There are probably easier (or harder) ways to do this, but my back was up against a wall yesterday after a very important virtual machine was in a very bad state yesterday, after a series of hardware issues with the host, and basically one of those perfect storms of bad backup and bad host and bad VM happened.
Apparently, backups for this machine had been failing in a deceptive manner that didn’t clue us in that they were failing, and the host (VMware ESXi 5.0) was building new snapshots of the drive over and over again when Veeam tried to take a backup.
Worse, every time you tried to do a VMware level operation with the machine, it was complaining about the disks with something like “Error caused by file /vmfs/volumes/########-########-####-############/VM-Name/VM-Name-0000001.vmdk” and failing out. Little extra could be gleaned from SSHing into the host and checking dmesg, but it was plain the disk was being weird in a software way, not a hardware way. Luckily, the virtual machine itself could read the whole disk just fine, and it still ran just fine. So I was stuck with flaky hardware and no way to move the VM off of it.

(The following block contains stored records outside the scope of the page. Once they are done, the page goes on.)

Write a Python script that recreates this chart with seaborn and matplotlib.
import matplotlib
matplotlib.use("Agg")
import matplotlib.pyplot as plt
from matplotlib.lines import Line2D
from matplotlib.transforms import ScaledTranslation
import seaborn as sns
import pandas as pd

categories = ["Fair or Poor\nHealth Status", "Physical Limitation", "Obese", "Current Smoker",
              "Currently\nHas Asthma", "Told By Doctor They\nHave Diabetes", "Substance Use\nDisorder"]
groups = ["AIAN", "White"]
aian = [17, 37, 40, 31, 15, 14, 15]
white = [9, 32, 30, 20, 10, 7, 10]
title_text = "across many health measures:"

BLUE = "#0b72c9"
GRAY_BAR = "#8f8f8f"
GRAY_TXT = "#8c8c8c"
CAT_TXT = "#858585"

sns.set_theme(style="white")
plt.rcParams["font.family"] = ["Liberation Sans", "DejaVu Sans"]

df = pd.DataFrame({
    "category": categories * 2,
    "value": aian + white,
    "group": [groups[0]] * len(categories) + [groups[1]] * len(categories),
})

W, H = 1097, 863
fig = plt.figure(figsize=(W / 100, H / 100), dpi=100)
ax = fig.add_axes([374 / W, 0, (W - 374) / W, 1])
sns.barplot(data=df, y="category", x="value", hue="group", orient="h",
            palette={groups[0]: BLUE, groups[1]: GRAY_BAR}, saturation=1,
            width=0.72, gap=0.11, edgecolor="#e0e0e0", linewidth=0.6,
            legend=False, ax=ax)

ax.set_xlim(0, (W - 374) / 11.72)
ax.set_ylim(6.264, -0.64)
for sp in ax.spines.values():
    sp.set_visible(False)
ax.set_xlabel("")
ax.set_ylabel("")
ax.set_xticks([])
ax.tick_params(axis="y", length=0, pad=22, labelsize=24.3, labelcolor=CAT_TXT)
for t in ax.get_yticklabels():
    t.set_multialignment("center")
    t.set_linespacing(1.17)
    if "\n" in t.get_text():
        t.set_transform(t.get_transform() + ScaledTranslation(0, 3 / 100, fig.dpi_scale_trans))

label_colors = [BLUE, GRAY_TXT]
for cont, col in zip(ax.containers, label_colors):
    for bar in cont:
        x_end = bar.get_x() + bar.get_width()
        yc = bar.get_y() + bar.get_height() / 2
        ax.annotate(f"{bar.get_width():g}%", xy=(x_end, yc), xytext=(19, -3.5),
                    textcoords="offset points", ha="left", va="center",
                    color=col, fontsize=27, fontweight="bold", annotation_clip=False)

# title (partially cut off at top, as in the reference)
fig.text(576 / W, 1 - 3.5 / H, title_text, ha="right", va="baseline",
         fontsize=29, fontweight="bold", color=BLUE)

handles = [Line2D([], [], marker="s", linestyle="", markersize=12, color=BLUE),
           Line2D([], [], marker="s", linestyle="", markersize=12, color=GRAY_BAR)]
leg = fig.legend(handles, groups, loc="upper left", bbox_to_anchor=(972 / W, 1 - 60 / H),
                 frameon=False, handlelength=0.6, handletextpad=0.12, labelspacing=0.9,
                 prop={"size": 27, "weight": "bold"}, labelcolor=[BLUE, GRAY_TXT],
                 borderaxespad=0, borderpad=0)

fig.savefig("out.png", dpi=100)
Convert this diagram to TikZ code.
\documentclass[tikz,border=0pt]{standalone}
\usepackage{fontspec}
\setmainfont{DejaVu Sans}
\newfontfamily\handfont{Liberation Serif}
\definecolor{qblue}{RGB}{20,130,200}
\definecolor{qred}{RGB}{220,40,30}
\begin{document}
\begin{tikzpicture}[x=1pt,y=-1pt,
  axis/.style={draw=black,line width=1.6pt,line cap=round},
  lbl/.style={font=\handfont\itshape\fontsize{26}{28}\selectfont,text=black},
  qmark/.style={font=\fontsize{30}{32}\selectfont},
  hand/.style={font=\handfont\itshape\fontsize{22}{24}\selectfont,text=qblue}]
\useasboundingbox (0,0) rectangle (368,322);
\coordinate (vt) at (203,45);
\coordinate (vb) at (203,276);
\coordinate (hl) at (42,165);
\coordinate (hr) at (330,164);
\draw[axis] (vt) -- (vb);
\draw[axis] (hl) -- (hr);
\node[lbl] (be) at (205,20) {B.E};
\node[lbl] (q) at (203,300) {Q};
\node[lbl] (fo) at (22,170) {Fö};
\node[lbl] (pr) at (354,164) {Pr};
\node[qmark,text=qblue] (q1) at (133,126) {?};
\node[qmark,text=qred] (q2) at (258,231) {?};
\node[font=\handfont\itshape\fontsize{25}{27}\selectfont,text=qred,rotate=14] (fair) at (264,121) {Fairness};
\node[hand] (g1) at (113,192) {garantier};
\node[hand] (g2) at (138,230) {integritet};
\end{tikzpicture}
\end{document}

But I was able to recover the VM by throwing this Hail Mary pass. Fair warning, this will probably take a lot of downtime. But it’s better than losing that very important VM altogether.

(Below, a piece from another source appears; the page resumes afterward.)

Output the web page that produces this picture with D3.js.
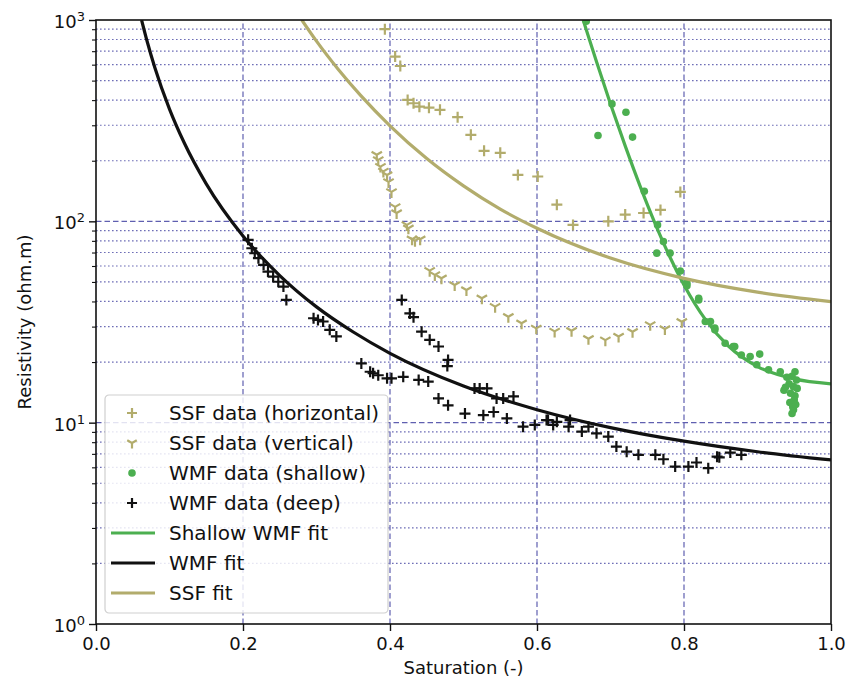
<!DOCTYPE html>
<html>
<head>
<meta charset="utf-8">
<script src="https://cdn.jsdelivr.net/npm/d3@7"></script>
<style>
  html, body { margin: 0; padding: 0; background: #fff; }
  svg { display: block; }
  text { font-family: "DejaVu Sans", sans-serif; fill: #111; }
</style>
</head>
<body>
<svg id="chart" width="854" height="686"></svg>
<script>
// Saturation (-) vs resistivity (ohm.m) measurements, as [S, R] pairs
const ssfHorizontal = [
  [0.393, 900], [0.407, 658], [0.414, 591], [0.424, 401], [0.432, 386],
  [0.440, 371], [0.453, 367], [0.468, 358], [0.492, 329], [0.510, 269],
  [0.528, 224], [0.550, 219], [0.574, 170], [0.601, 167], [0.627, 121],
  [0.649, 96], [0.697, 100], [0.720, 108], [0.745, 110], [0.768, 114],
  [0.795, 140]
];
const ssfVertical = [
  [0.382, 214], [0.384, 202], [0.387, 187], [0.391, 177], [0.396, 170],
  [0.398, 157], [0.402, 140], [0.407, 118], [0.409, 110], [0.423, 96],
  [0.425, 92.4], [0.430, 81.5], [0.434, 80.2], [0.441, 81.5], [0.454, 56.9],
  [0.461, 54.2], [0.470, 52.2], [0.488, 48.3], [0.504, 45.6], [0.525, 41.5],
  [0.543, 37.7], [0.561, 33.6], [0.579, 31.2], [0.599, 29.4], [0.624, 28.4],
  [0.647, 28.6], [0.670, 26.1], [0.693, 25.7], [0.711, 26.8], [0.730, 28.3],
  [0.754, 30.6], [0.774, 29.2], [0.797, 31.7]
];
const wmfShallow = [
  [0.667, 985], [0.702, 383], [0.721, 348], [0.683, 267], [0.730, 262],
  [0.746, 141], [0.764, 96], [0.772, 79.3], [0.763, 69.5], [0.781, 69.5],
  [0.795, 56.7], [0.804, 47.9], [0.804, 49.3], [0.820, 40.7], [0.820, 41.5],
  [0.829, 31.8], [0.836, 31.8], [0.842, 28.9], [0.842, 29.5], [0.856, 24.8],
  [0.869, 23.9], [0.867, 23.9], [0.878, 21.7], [0.890, 21.3], [0.903, 21.9],
  [0.899, 19.4], [0.915, 18.3], [0.931, 17.9], [0.951, 17.9], [0.947, 17.0],
  [0.953, 16.3], [0.943, 15.6], [0.949, 15.1], [0.936, 14.5], [0.945, 14.0],
  [0.951, 13.6], [0.950, 13.0], [0.944, 12.6], [0.948, 12.0], [0.949, 11.6],
  [0.947, 11.1], [0.940, 16.8], [0.938, 15.0], [0.954, 14.8], [0.952, 12.3]
];
const wmfDeep = [
  [0.207, 80.9], [0.212, 73.5], [0.216, 69.4], [0.221, 65.6], [0.228, 60.8],
  [0.234, 56.3], [0.241, 53.1], [0.248, 50.1], [0.255, 47.4], [0.259, 40.7],
  [0.296, 33.0], [0.302, 32.4], [0.309, 31.8], [0.318, 28.9], [0.327, 26.8],
  [0.361, 19.7], [0.373, 17.9], [0.384, 17.2], [0.377, 17.6], [0.396, 16.6],
  [0.402, 16.6], [0.418, 16.9], [0.439, 16.3], [0.452, 16.0], [0.466, 13.2],
  [0.479, 12.2], [0.502, 11.1], [0.527, 10.9], [0.541, 11.3], [0.559, 10.5],
  [0.581, 9.55], [0.597, 9.75], [0.615, 10.3], [0.627, 10.1],
  [0.416, 40.7], [0.427, 34.9], [0.432, 33.4], [0.443, 28.3], [0.454, 25.8],
  [0.466, 23.9], [0.479, 20.5], [0.478, 19.1], [0.515, 14.8], [0.522, 14.8],
  [0.532, 14.8], [0.545, 13.2], [0.554, 13.2], [0.568, 13.5],
  [0.613, 10.3], [0.622, 9.75], [0.645, 10.3], [0.643, 9.55], [0.661, 9.03],
  [0.670, 9.55], [0.681, 8.85], [0.697, 8.53], [0.708, 7.61], [0.722, 7.18],
  [0.738, 6.92], [0.761, 6.92], [0.772, 6.58], [0.788, 6.05], [0.806, 6.05],
  [0.817, 6.34], [0.833, 5.94], [0.845, 6.78], [0.848, 6.73], [0.863, 7.10],
  [0.878, 6.92]
];

// Fitted curves, sampled along saturation
const shallowWmfFit = [
  [0.6628, 1000], [0.68, 636], [0.70, 383], [0.72, 237], [0.74, 150.5],
  [0.76, 98.9], [0.78, 67.5], [0.80, 48.3], [0.83, 32.2], [0.86, 24.1],
  [0.90, 19.0], [0.95, 16.5], [1.0, 15.6]
];
const wmfFit = [
  [0.062, 1000], [0.07, 773], [0.08, 581], [0.10, 361], [0.12, 245.5],
  [0.15, 153.5], [0.20, 84.5], [0.25, 53.8], [0.30, 37.6], [0.35, 28.2],
  [0.40, 22.1], [0.50, 15.2], [0.60, 11.6], [0.70, 9.45], [0.80, 8.09],
  [0.90, 7.17], [1.0, 6.53]
];
const ssfFit = [
  [0.280, 1000], [0.30, 785], [0.33, 566], [0.36, 422], [0.40, 298],
  [0.45, 205], [0.50, 150], [0.55, 115], [0.60, 92.4], [0.70, 65.7],
  [0.80, 52.1], [0.90, 44.5], [1.0, 39.9]
];

const xTicks = [0.0, 0.2, 0.4, 0.6, 0.8, 1.0];
const yDecades = [0, 1, 2, 3];
const legendLabels = [
  "SSF data (horizontal)", "SSF data (vertical)", "WMF data (shallow)",
  "WMF data (deep)", "Shallow WMF fit", "WMF fit", "SSF fit"
];

const olive = "#b2ac6c", green = "#4caf50", black = "#111111";
const gridColor = "#5f5fb0";

const svg = d3.select("#chart");
const margin = { left: 96, right: 23, top: 20, bottom: 62 };
const W = 854, H = 686;
const x = d3.scaleLinear().domain([0, 1]).range([margin.left, W - margin.right]);
const y = d3.scaleLog().domain([1, 1000]).range([H - margin.bottom, margin.top]);

svg.append("defs").append("clipPath").attr("id", "plotClip")
  .append("rect")
  .attr("x", x(0)).attr("y", y(1000))
  .attr("width", x(1) - x(0)).attr("height", y(1) - y(1000));

// Grid: dotted minor lines, dashed major lines
const minorVals = [];
yDecades.slice(0, 3).forEach(d => {
  for (let k = 2; k <= 9; k++) minorVals.push(k * Math.pow(10, d));
});
const grid = svg.append("g");
grid.selectAll(".minor").data(minorVals).join("line")
  .attr("x1", x(0)).attr("x2", x(1))
  .attr("y1", d => y(d)).attr("y2", d => y(d))
  .attr("stroke", gridColor).attr("stroke-width", 1.2)
  .attr("stroke-dasharray", "1.6,2.4").attr("opacity", 0.9);
grid.selectAll(".majorY").data([10, 100]).join("line")
  .attr("x1", x(0)).attr("x2", x(1))
  .attr("y1", d => y(d)).attr("y2", d => y(d))
  .attr("stroke", gridColor).attr("stroke-width", 1.2)
  .attr("stroke-dasharray", "5.5,3");
grid.selectAll(".majorX").data(xTicks.slice(1, -1)).join("line")
  .attr("x1", d => x(d)).attr("x2", d => x(d))
  .attr("y1", y(1)).attr("y2", y(1000))
  .attr("stroke", gridColor).attr("stroke-width", 1.2)
  .attr("stroke-dasharray", "5.5,3");

const plot = svg.append("g").attr("clip-path", "url(#plotClip)");

// Marker shapes
const plusPath = s => `M${-s},0H${s}M0,${-s}V${s}`;
const triDownPath = s => {
  const a = s * 0.866, b = s * 0.5;
  return `M0,0V${s}M0,0L${-a},${-b}M0,0L${a},${-b}`;
};

plot.append("g").selectAll("path").data(ssfHorizontal).join("path")
  .attr("transform", d => `translate(${x(d[0])},${y(d[1])})`)
  .attr("d", plusPath(5.5)).attr("stroke", olive).attr("stroke-width", 2.2).attr("fill", "none");

plot.append("g").selectAll("path").data(ssfVertical).join("path")
  .attr("transform", d => `translate(${x(d[0])},${y(d[1])})`)
  .attr("d", triDownPath(6)).attr("stroke", olive).attr("stroke-width", 2.2).attr("fill", "none");

plot.append("g").selectAll("circle").data(wmfShallow).join("circle")
  .attr("cx", d => x(d[0])).attr("cy", d => y(d[1])).attr("r", 3.8)
  .attr("fill", green);

plot.append("g").selectAll("path").data(wmfDeep).join("path")
  .attr("transform", d => `translate(${x(d[0])},${y(d[1])})`)
  .attr("d", plusPath(5.5)).attr("stroke", black).attr("stroke-width", 2.2).attr("fill", "none");

const line = d3.line().x(d => x(d[0])).y(d => y(d[1])).curve(d3.curveMonotoneX);
plot.append("path").datum(shallowWmfFit).attr("d", line)
  .attr("fill", "none").attr("stroke", green).attr("stroke-width", 3.2);
plot.append("path").datum(wmfFit).attr("d", line)
  .attr("fill", "none").attr("stroke", black).attr("stroke-width", 3.2);
plot.append("path").datum(ssfFit).attr("d", line)
  .attr("fill", "none").attr("stroke", olive).attr("stroke-width", 3.2);

// Axes
const xAxis = d3.axisBottom(x).tickValues(xTicks).tickFormat(d3.format(".1f"))
  .tickSize(7).tickPadding(6);
const gx = svg.append("g").attr("transform", `translate(0,${y(1)})`).call(xAxis);
gx.select(".domain").remove();
gx.selectAll("line").attr("stroke", black).attr("stroke-width", 1.4);
gx.selectAll("text").attr("font-size", 18).attr("fill", "#111");

const yAxis = d3.axisLeft(y).tickValues(minorVals).tickFormat("").tickSize(4);
const gyMinor = svg.append("g").attr("transform", `translate(${x(0)},0)`).call(yAxis);
gyMinor.select(".domain").remove();
gyMinor.selectAll("line").attr("stroke", black).attr("stroke-width", 1.1);

const yMajor = d3.axisLeft(y).tickValues(yDecades.map(d => Math.pow(10, d)))
  .tickFormat("").tickSize(7);
const gy = svg.append("g").attr("transform", `translate(${x(0)},0)`).call(yMajor);
gy.select(".domain").remove();
gy.selectAll("line").attr("stroke", black).attr("stroke-width", 1.4);
gy.selectAll(".tick").each(function(d) {
  const t = d3.select(this).append("text")
    .attr("x", -11).attr("dy", "0.42em").attr("text-anchor", "end")
    .attr("font-size", 18).attr("fill", "#111");
  t.append("tspan").text("10");
  t.append("tspan").attr("dy", "-0.55em").attr("font-size", 13).text(Math.log10(d));
});

// Frame
svg.append("rect")
  .attr("x", x(0)).attr("y", y(1000))
  .attr("width", x(1) - x(0)).attr("height", y(1) - y(1000))
  .attr("fill", "none").attr("stroke", black).attr("stroke-width", 1.6);

// Axis titles
svg.append("text").attr("x", (x(0) + x(1)) / 2).attr("y", 674)
  .attr("text-anchor", "middle").attr("font-size", 18).text("Saturation (-)");
svg.append("text")
  .attr("transform", `translate(31,${(y(1) + y(1000)) / 2}) rotate(-90)`)
  .attr("text-anchor", "middle").attr("font-size", 18).text("Resistivity (ohm.m)");

// Legend
const lg = svg.append("g").attr("transform", "translate(105,395)");
lg.append("rect").attr("width", 283).attr("height", 218).attr("rx", 4)
  .attr("fill", "#fff").attr("fill-opacity", 0.82)
  .attr("stroke", "#cfcfcf").attr("stroke-width", 1.2);
const rowY = i => 18 + i * 30;
legendLabels.forEach((lab, i) => {
  const row = lg.append("g").attr("transform", `translate(0,${rowY(i)})`);
  if (i === 0) row.append("path").attr("transform", "translate(27,0)")
    .attr("d", plusPath(5)).attr("stroke", olive).attr("stroke-width", 2.2).attr("fill", "none");
  if (i === 1) row.append("path").attr("transform", "translate(27,0)")
    .attr("d", triDownPath(5.5)).attr("stroke", olive).attr("stroke-width", 2.2).attr("fill", "none");
  if (i === 2) row.append("circle").attr("cx", 27).attr("r", 3.8).attr("fill", green);
  if (i === 3) row.append("path").attr("transform", "translate(27,0)")
    .attr("d", plusPath(5)).attr("stroke", black).attr("stroke-width", 2.2).attr("fill", "none");
  const lc = [null, null, null, null, green, black, olive][i];
  if (lc) row.append("line").attr("x1", 6).attr("x2", 50)
    .attr("stroke", lc).attr("stroke-width", 3.2);
  row.append("text").attr("x", 64).attr("dy", "0.36em")
    .attr("font-size", 20).text(lab);
});
</script>
</body>
</html>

I’m sure there are better or worse tools to use than the Ubuntu 12.04 server iso that I had handy, but this worked just fine for my purposes. Feel free to suggest others — I know HJ Hornbeck is more partial to ddrescue than vanilla dd, but I don’t need any of those bells and whistles myself.
– Add identically sized drive(s) to VM
– Set to boot from BIOS on next boot
– Set CD to Client mode (or, if you have patience, upload ISO of CD for ubuntu 12.04 server to the datastore)
– Using console, mount ISO
– Set boot sequence to boot from CD first
– Save bios and boot from CD
– Pick recovery mode
– Enter your way through to where it wants to mount a root filesystem
– Pick “launch shell in installer environment”
– dmesg | grep sd — should show you your identical drives, one with partition, one without.
– dd if=/dev/sda of=/dev/sdb bs=4k conv=sync,noerror &
– Ampersand puts that task in the background so you can do this — to see progress, find the PID of the process you just launched via ps, then:
– kill -SIGUSR1 ####
– Number of records * 4096 = number of bytes it’s done so far. This is the closest to actual progress report I have been able to get.
– When it’s done, it’ll spit out the number of records again without you having entered a usr1 signal.
– Shut down the machine
– Take note of the SCSI connection, then remove the old drive (don’t delete it in case you need to recover or this didn’t work)
– Change the new drive’s SCSI port to what the old drive’s was
– Set to boot from BIOS again
– Change boot order back to usual
– Try booting the machine — it should work now
– Try migration, backing up, etc. — it should work now
I’m mostly adding this to the blog because, well, it’s all based on public knowledge, so why write out this procedure and only keep it at work?